Si le gouvernement a publiquement condamné les actes de violence perpétrés contre le personnel humanitaire, il n’a pas fait grand-chose pour veiller à ce que des enquêtes impartiales et efficaces soient menées, et donnent lieu à l’ouverture de poursuites contre les responsables présumés.

Il n’existe à l’heure actuelle au Sri Lanka aucun mécanisme crédible permettant de lutter contre les violations graves des droits humains.

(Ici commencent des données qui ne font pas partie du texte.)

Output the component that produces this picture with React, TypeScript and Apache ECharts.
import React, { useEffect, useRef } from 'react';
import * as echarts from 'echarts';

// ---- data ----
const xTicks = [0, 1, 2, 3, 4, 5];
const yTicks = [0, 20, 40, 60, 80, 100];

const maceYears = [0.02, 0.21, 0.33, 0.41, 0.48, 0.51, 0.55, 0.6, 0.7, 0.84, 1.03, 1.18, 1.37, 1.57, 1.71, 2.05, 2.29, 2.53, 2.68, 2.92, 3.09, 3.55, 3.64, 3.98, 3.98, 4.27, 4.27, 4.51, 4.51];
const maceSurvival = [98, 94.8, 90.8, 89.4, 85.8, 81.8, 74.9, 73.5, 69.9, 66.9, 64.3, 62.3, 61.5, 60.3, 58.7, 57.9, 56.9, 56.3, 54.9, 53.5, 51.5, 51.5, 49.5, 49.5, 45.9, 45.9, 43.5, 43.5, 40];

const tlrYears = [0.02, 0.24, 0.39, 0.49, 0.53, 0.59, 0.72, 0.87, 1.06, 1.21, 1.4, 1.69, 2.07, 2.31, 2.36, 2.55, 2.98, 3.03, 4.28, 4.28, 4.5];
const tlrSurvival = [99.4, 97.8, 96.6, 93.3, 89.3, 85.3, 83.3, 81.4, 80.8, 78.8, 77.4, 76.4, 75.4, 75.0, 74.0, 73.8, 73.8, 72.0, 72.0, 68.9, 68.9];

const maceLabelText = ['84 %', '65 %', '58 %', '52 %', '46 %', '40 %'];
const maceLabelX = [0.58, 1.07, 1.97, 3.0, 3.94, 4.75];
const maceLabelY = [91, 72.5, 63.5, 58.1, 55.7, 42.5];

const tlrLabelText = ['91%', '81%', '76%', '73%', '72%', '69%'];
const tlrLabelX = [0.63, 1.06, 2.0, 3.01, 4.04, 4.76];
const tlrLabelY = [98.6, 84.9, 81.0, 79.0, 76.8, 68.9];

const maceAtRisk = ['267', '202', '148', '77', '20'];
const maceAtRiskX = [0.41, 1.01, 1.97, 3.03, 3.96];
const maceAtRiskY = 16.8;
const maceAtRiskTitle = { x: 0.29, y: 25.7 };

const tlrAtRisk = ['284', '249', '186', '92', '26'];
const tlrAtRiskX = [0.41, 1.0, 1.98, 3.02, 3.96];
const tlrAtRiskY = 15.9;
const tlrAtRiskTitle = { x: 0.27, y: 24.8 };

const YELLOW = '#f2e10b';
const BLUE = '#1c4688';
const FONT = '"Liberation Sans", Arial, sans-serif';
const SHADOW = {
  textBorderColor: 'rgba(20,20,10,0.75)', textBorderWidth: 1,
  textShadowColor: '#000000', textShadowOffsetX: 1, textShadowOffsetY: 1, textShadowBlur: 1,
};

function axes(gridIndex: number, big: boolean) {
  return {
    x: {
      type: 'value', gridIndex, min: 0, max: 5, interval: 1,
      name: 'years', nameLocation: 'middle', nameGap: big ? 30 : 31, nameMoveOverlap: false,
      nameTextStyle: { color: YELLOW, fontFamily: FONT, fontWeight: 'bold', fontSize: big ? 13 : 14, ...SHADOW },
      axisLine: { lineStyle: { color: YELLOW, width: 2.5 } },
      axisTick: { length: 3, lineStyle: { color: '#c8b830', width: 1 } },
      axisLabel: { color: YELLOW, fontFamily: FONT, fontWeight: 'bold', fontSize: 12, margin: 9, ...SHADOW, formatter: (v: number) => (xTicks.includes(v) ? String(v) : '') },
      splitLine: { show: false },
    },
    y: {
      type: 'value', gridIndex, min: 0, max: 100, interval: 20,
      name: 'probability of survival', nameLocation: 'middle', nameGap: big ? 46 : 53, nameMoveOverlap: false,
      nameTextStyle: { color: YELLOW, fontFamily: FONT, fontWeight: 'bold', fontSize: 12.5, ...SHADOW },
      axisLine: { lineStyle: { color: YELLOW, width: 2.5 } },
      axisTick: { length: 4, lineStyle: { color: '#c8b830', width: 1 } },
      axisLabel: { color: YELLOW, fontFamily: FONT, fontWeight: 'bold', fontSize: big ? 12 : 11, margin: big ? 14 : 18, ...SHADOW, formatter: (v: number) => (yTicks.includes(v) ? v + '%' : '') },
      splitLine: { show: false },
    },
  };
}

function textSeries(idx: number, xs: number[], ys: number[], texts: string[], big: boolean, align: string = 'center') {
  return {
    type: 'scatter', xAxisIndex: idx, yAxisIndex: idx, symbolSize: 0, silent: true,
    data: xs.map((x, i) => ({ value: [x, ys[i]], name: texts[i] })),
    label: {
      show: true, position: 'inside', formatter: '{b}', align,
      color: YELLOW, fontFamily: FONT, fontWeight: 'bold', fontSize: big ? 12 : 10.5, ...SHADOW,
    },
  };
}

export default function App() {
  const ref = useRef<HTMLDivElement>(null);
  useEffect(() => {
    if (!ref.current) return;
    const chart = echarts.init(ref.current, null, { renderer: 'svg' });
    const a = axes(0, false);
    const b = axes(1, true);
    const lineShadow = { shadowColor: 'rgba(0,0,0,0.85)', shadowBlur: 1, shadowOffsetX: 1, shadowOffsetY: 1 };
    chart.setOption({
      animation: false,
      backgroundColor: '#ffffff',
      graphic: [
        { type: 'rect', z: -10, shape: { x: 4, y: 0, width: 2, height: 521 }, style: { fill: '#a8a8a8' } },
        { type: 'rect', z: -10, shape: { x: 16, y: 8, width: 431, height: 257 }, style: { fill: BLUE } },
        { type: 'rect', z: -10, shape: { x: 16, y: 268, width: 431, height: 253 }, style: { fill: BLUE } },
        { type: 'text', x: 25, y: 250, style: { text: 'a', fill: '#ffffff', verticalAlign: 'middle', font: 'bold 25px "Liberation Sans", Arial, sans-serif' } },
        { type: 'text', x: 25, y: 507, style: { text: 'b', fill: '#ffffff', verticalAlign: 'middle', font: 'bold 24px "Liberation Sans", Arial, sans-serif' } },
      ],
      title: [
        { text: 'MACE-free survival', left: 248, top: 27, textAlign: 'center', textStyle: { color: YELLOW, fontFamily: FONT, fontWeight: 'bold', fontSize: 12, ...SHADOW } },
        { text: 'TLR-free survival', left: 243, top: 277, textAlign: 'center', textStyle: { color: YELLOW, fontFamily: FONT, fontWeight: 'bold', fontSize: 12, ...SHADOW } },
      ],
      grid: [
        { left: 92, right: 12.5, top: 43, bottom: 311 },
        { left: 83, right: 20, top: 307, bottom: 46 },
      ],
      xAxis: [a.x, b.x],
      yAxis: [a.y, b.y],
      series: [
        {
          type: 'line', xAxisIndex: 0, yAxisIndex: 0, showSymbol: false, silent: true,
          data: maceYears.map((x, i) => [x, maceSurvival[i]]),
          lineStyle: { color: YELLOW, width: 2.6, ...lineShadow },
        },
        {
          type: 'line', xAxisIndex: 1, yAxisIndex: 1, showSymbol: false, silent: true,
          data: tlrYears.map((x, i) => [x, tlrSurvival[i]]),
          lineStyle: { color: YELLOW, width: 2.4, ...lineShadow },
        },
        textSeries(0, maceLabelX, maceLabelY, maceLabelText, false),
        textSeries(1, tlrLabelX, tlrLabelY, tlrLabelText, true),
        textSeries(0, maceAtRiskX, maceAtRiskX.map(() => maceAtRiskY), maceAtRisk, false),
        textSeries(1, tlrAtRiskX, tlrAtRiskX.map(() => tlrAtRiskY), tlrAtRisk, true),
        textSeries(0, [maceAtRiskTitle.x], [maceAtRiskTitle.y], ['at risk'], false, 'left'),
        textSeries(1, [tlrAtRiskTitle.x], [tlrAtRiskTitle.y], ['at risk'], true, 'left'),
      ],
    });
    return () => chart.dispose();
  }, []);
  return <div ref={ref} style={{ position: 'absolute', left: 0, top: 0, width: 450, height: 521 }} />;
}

La Commission sri-lankaise des droits humains manque d’indépendance et a elle-même reconnu qu’elle n’a pas les moyens requis pour mener des enquêtes sur les disparitions.

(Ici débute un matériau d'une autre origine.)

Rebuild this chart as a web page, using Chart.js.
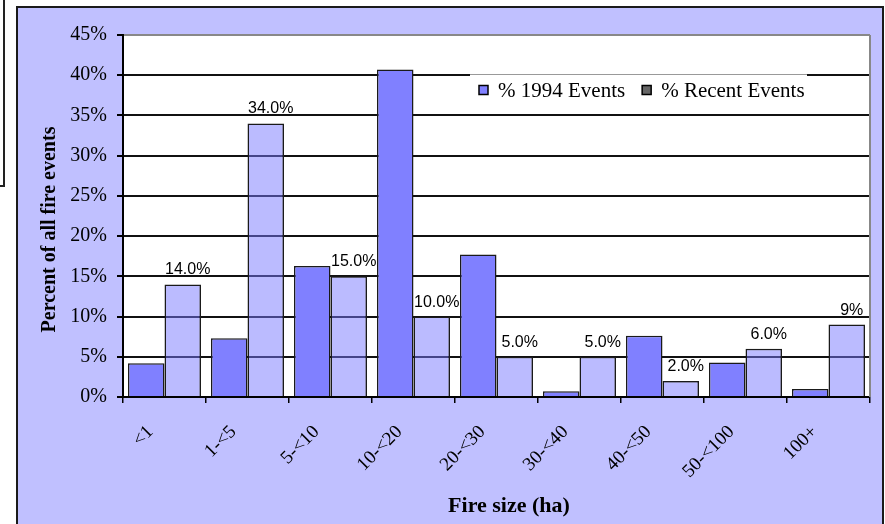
<!DOCTYPE html>
<html lang="en">
<head>
  <meta charset="UTF-8">
  <title>Fire size distribution</title>
  <script src="https://cdn.jsdelivr.net/npm/chart.js"></script>
  <style>
    body {
      margin: 0;
      width: 885px;
      height: 524px;
      overflow: hidden;
      position: relative;
      background: #fff;
    }
    #sideBox {
      position: absolute;
      left: -10px;
      top: -10px;
      width: 11px;
      height: 193px;
      border: 2px solid #222;
    }
    #panel {
      position: absolute;
      left: 16px;
      top: 6px;
      width: 864px;
      height: 522px;
      background: #C0C0FF;
      border: 2px solid #1a1a1a;
    }
    canvas { display: block; }
  </style>
</head>
<body>

  <div id="sideBox"></div>
  <div id="panel">
    <canvas id="fireChart" width="864" height="522"></canvas>
  </div>

  <script>
    const sizeClasses = ['<1', '1-<5', '5-<10', '10-<20', '20-<30', '30-<40', '40-<50', '50-<100', '100+'];
    const events1994 = [4.2, 7.3, 16.3, 40.7, 17.7, 0.7, 7.6, 4.3, 1.0];
    const eventsRecent = [14, 34, 15, 10, 5, 5, 2, 6, 9];
    const recentLabels = ['14.0%', '34.0%', '15.0%', '10.0%', '5.0%', '5.0%', '2.0%', '6.0%', '9%'];
    const yTitle = 'Percent of all fire events';
    const xTitle = 'Fire size (ha)';

    const serif = '"Liberation Serif", "Times New Roman", serif';

    // white plot area + grey right edge
    const plotFrame = {
      id: 'plotFrame',
      beforeDraw(chart) {
        const { ctx, chartArea: a } = chart;
        ctx.save();
        ctx.fillStyle = '#fff';
        ctx.fillRect(a.left, a.top, a.right - a.left, a.bottom - a.top);
        ctx.restore();
      },
      afterDraw(chart) {
        const { ctx, chartArea: a } = chart;
        ctx.save();
        ctx.strokeStyle = '#888';
        ctx.lineWidth = 2;
        ctx.beginPath();
        ctx.moveTo(a.right, a.top);
        ctx.lineTo(a.right, a.bottom);
        ctx.stroke();
        ctx.restore();
      }
    };

    // value labels over the recent bars
    const barLabels = {
      id: 'barLabels',
      afterDatasetsDraw(chart) {
        const { ctx } = chart;
        const meta = chart.getDatasetMeta(1);
        ctx.save();
        ctx.font = '16px "Liberation Sans", Arial, sans-serif';
        ctx.fillStyle = '#000';
        ctx.textAlign = 'center';
        ctx.textBaseline = 'alphabetic';
        meta.data.forEach((bar, i) => {
          ctx.fillText(recentLabels[i], bar.x + 5, bar.y - 10);
        });
        ctx.restore();
      }
    };

    // legend sitting inside the plot, top right
    const insetLegend = {
      id: 'insetLegend',
      afterDraw(chart) {
        const { ctx, chartArea: a } = chart;
        const left = a.left + 347, top = a.top + 39.5;
        const right = a.right - 63, bottom = a.top + 71;
        ctx.save();
        ctx.fillStyle = '#fff';
        ctx.fillRect(left, top - 1, right - left, bottom - top + 1);
        ctx.strokeStyle = '#999';
        ctx.lineWidth = 1;
        ctx.beginPath();
        ctx.moveTo(left, top);
        ctx.lineTo(right, top);
        ctx.stroke();

        ctx.font = '21px ' + serif;
        ctx.textBaseline = 'alphabetic';
        const base = top + 22;
        let x = left + 9;
        chart.data.datasets.forEach(ds => {
          ctx.fillStyle = ds.legendColor;
          ctx.fillRect(x, base - 11, 9, 9);
          ctx.strokeStyle = '#000';
          ctx.lineWidth = 1.5;
          ctx.strokeRect(x, base - 11, 9, 9);
          x += 19;
          ctx.fillStyle = '#000';
          ctx.fillText(ds.label, x, base);
          x += ctx.measureText(ds.label).width + 17;
        });
        ctx.restore();
      }
    };

    // axis titles, placed like the original (a little off the plot centre)
    const axisTitles = {
      id: 'axisTitles',
      afterDraw(chart) {
        const { ctx, chartArea: a } = chart;
        ctx.save();
        ctx.fillStyle = '#000';
        ctx.textAlign = 'center';
        ctx.textBaseline = 'alphabetic';

        ctx.font = 'bold 22px ' + serif;
        ctx.fillText(xTitle, (a.left + a.right) / 2 + 12.5, a.bottom + 115);

        ctx.font = 'bold 20px ' + serif;
        ctx.translate(a.left - 68, (a.top + a.bottom) / 2 + 13.5);
        ctx.rotate(-Math.PI / 2);
        ctx.fillText(yTitle, 0, 0);
        ctx.restore();
      }
    };

    const ctx = document.getElementById('fireChart').getContext('2d');
    new Chart(ctx, {
      type: 'bar',
      data: {
        labels: sizeClasses,
        datasets: [
          {
            label: '% 1994 Events',
            data: events1994,
            backgroundColor: '#8080FF',
            borderColor: '#1a1a1a',
            borderWidth: 1.5,
            legendColor: '#8080FF'
          },
          {
            label: '% Recent Events',
            data: eventsRecent,
            backgroundColor: 'rgba(120, 120, 255, 0.5)',
            borderColor: '#1a1a1a',
            borderWidth: 1.5,
            legendColor: '#666'
          }
        ]
      },
      options: {
        responsive: false,
        animation: false,
        events: [],
        layout: { padding: { top: 27, right: 12, left: 0, bottom: 0 } },
        datasets: {
          bar: { barPercentage: 1, categoryPercentage: 0.88 }
        },
        scales: {
          x: {
            afterFit(scale) { scale.height = 133; },
            grid: {
              drawOnChartArea: false,
              color: '#000',
              lineWidth: 1.5,
              tickLength: 6
            },
            border: { color: '#000', width: 2 },
            ticks: {
              color: '#000',
              font: { family: serif, size: 19 },
              minRotation: 45,
              maxRotation: 45,
              autoSkip: false,
              labelOffset: -14,
              padding: 18
            }
          },
          y: {
            min: 0,
            max: 45,
            afterFit(scale) { scale.width = 105; },
            grid: {
              color: c => (c.tick && c.tick.value === 45 ? '#888' : '#111'),
              tickColor: '#000',
              lineWidth: 2,
              tickLength: 6
            },
            border: { color: '#000', width: 2 },
            ticks: {
              stepSize: 5,
              color: '#000',
              padding: 10,
              font: { family: serif, size: 20 },
              callback: v => v + '%'
            }
          }
        },
        plugins: {
          legend: { display: false },
          title: { display: false },
          tooltip: { enabled: false }
        }
      },
      plugins: [plotFrame, barLabels, insetLegend, axisTitles]
    });
  </script>

</body>
</html>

Sur le plan international, le groupe de travail des Nations unies sur les disparitions forcées ou involontaires passe actuellement en revue 5 749 cas sri-lankais non élucidés, dont plusieurs centaines ont été signalés dès le début de l’année 2006.

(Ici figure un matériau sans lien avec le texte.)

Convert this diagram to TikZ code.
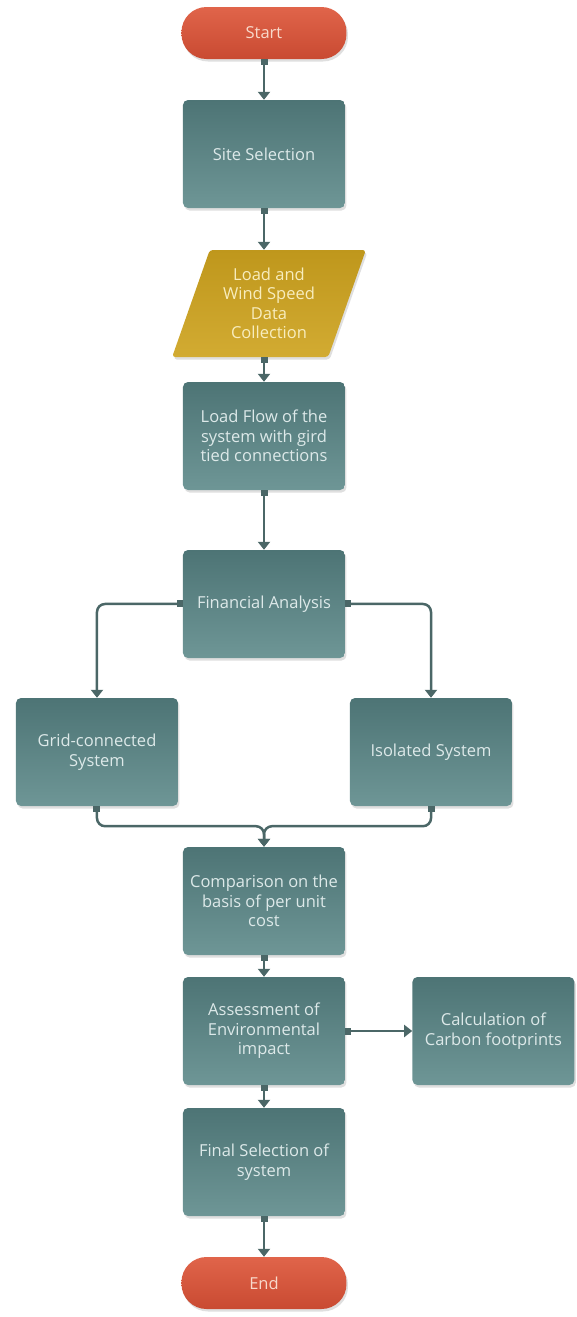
\documentclass[tikz,border=0pt]{standalone}
\usepackage{fontspec}
\setmainfont{Open Sans}
\usetikzlibrary{positioning,shapes.geometric,arrows.meta,shadows}
\definecolor{boxtop}{HTML}{4D7475}
\definecolor{boxbot}{HTML}{6E9696}
\definecolor{termtop}{HTML}{E0644A}
\definecolor{termbot}{HTML}{C94A32}
\definecolor{datatop}{HTML}{BF971C}
\definecolor{databot}{HTML}{D2AB32}
\definecolor{wire}{HTML}{4B6767}
\definecolor{boxtext}{HTML}{DDE9E9}
\definecolor{termtext}{HTML}{F8D9CB}
\definecolor{datatext}{HTML}{F8EDBE}
\begin{document}
\begin{tikzpicture}[
   font=\fontsize{16.5}{19.5}\selectfont,
   every matrix/.style={ampersand replacement=\&,column sep={167pt,between origins},row sep=22pt},
   soft/.style={drop shadow={shadow xshift=1.5pt,shadow yshift=-2.5pt,opacity=.18,fill=black!70}},
   stepbox/.style={rectangle,rounded corners=5pt,top color=boxtop,bottom color=boxbot,text=boxtext,align=center,minimum width=162pt,minimum height=108pt,inner sep=4pt,soft},
   terminal/.style={rectangle,rounded corners=25pt,top color=termtop,bottom color=termbot,text=termtext,minimum width=165pt,minimum height=52pt,soft},
   io/.style={trapezium,trapezium left angle=68,trapezium right angle=112,trapezium stretches=true,rounded corners=3pt,top color=datatop,bottom color=databot,text=datatext,align=center,minimum width=194pt,minimum height=107pt,inner sep=2pt,soft},
   link/.style={{Square[length=6pt,width=7pt]}-{Triangle[width=12pt,length=8pt]},line width=2.5pt,draw=wire,rounded corners=8pt}]
\matrix{
\&\node[terminal] (start) {Start};\&\\[19pt]
\&\node[stepbox] (site) {Site Selection};\&\\[20pt]
\&\node[io,xshift=5pt] (data) {Load and\\Wind Speed\\Data\\Collection};\&\\[3pt]
\&\node[stepbox] (flow) {Load Flow of the\\system with gird\\tied connections};\&\\[38pt]
\&\node[stepbox] (fin) {Financial Analysis};\&\\[18pt]
\node[stepbox] (grid) {Grid-connected\\System};\&\&\node[stepbox] (iso) {Isolated System};\\[19pt]
\&\node[stepbox] (comp) {Comparison on the\\basis of per unit\\cost};\&\\
\&\node[stepbox] (env) {Assessment of\\Environmental\\impact};\&\\[1pt]
\&\node[stepbox] (final) {Final Selection of\\system};\&\\[19pt]
\&\node[terminal] (stop) {End};\&\\
};
\node[stepbox,right=67pt of env] (carbon) {Calculation of\\Carbon footprints};
\draw[link] (start.south) -- (site.north);
\draw[link] (site.south) -- (site.south |- data.north);
\draw[link] (flow.north |- data.south) -- (flow.north);
\draw[link] (flow.south) -- (fin.north);
\draw[link] (fin.west) -| (grid.north);
\draw[link] (fin.east) -| (iso.north);
\draw[link] (grid.south) -- ++(0,-20pt) -| (comp.north);
\draw[link] (iso.south) -- ++(0,-20pt) -| (comp.north);
\draw[link] (comp.south) -- (env.north);
\draw[link] (env.east) -- (carbon.west);
\draw[link] (env.south) -- (final.north);
\draw[link] (final.south) -- (stop.north);
\pgfresetboundingbox
\useasboundingbox ([xshift=-264pt,yshift=33pt]start.center) rectangle ++(577pt,-1317pt);
\end{tikzpicture}
\end{document}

Compte tenu du fait que le Sri Lanka a invariablement échoué dans sa mission consistant à poursuivre les auteurs présumés de violations des droits humains, Amnesty International estime que la probabilité que justice soit rendue dans l’affaire ACF et les autres est très faible. C’est pourquoi nous appelons une nouvelle fois les Nations unies à mener une enquête indépendante sur les atteintes aux droits fondamentaux au Sri Lanka, notamment sur les attaques ayant visé des travailleurs humanitaires.

Passez à l’action : http://www.amnesty.org/fr/appeals-for-action/call-un-investigate-sri-lanka-rights-violations

Informations générales

Le Sri Lanka est depuis longtemps le théâtre de graves atteintes aux droits humains et au droit humanitaire, et les autorités ont établi plusieurs commissions spéciales d’enquête après que la communauté internationale les eut exhortées à rendre des comptes pour les violations commises par les forces nationales. En 2009, Amnesty International a publié un rapport (Twenty-years of Make-believe : Sri Lanka’s Commissions of Inquiry, ASA 37/005/2009 – non traduit en français) présentant les défaillances systématiques des mécanismes censés rendre justice, faire connaître la vérité et donner réparation aux victimes. Aucun d’entre eux ne s’est vu accorder l’autorité, les ressources ou le soutien politique requis afin de garantir que les responsables présumés soient véritablement tenus de rendre des comptes. Leur création a principalement permis de limiter les critiques internationales. Compte tenu du bilan du gouvernement, sa dernière commission en date - sur « les enseignements retirés et la réconciliation » - est suspecte depuis sa création. Sa raison d’être est presque assurément d’empêcher que de nouveaux appels en faveur d’une enquête internationale sur les crimes de guerre soient formulés à l’occasion de l’anniversaire de la fin du conflit, et de faire échouer toute discussion aux Nations unies sur le bilan des autorités en matière de droits humains. Il n’y a aucune raison de penser qu’elle réussira à obtenir justice pour les victimes là où les commissions précédentes ont échoué.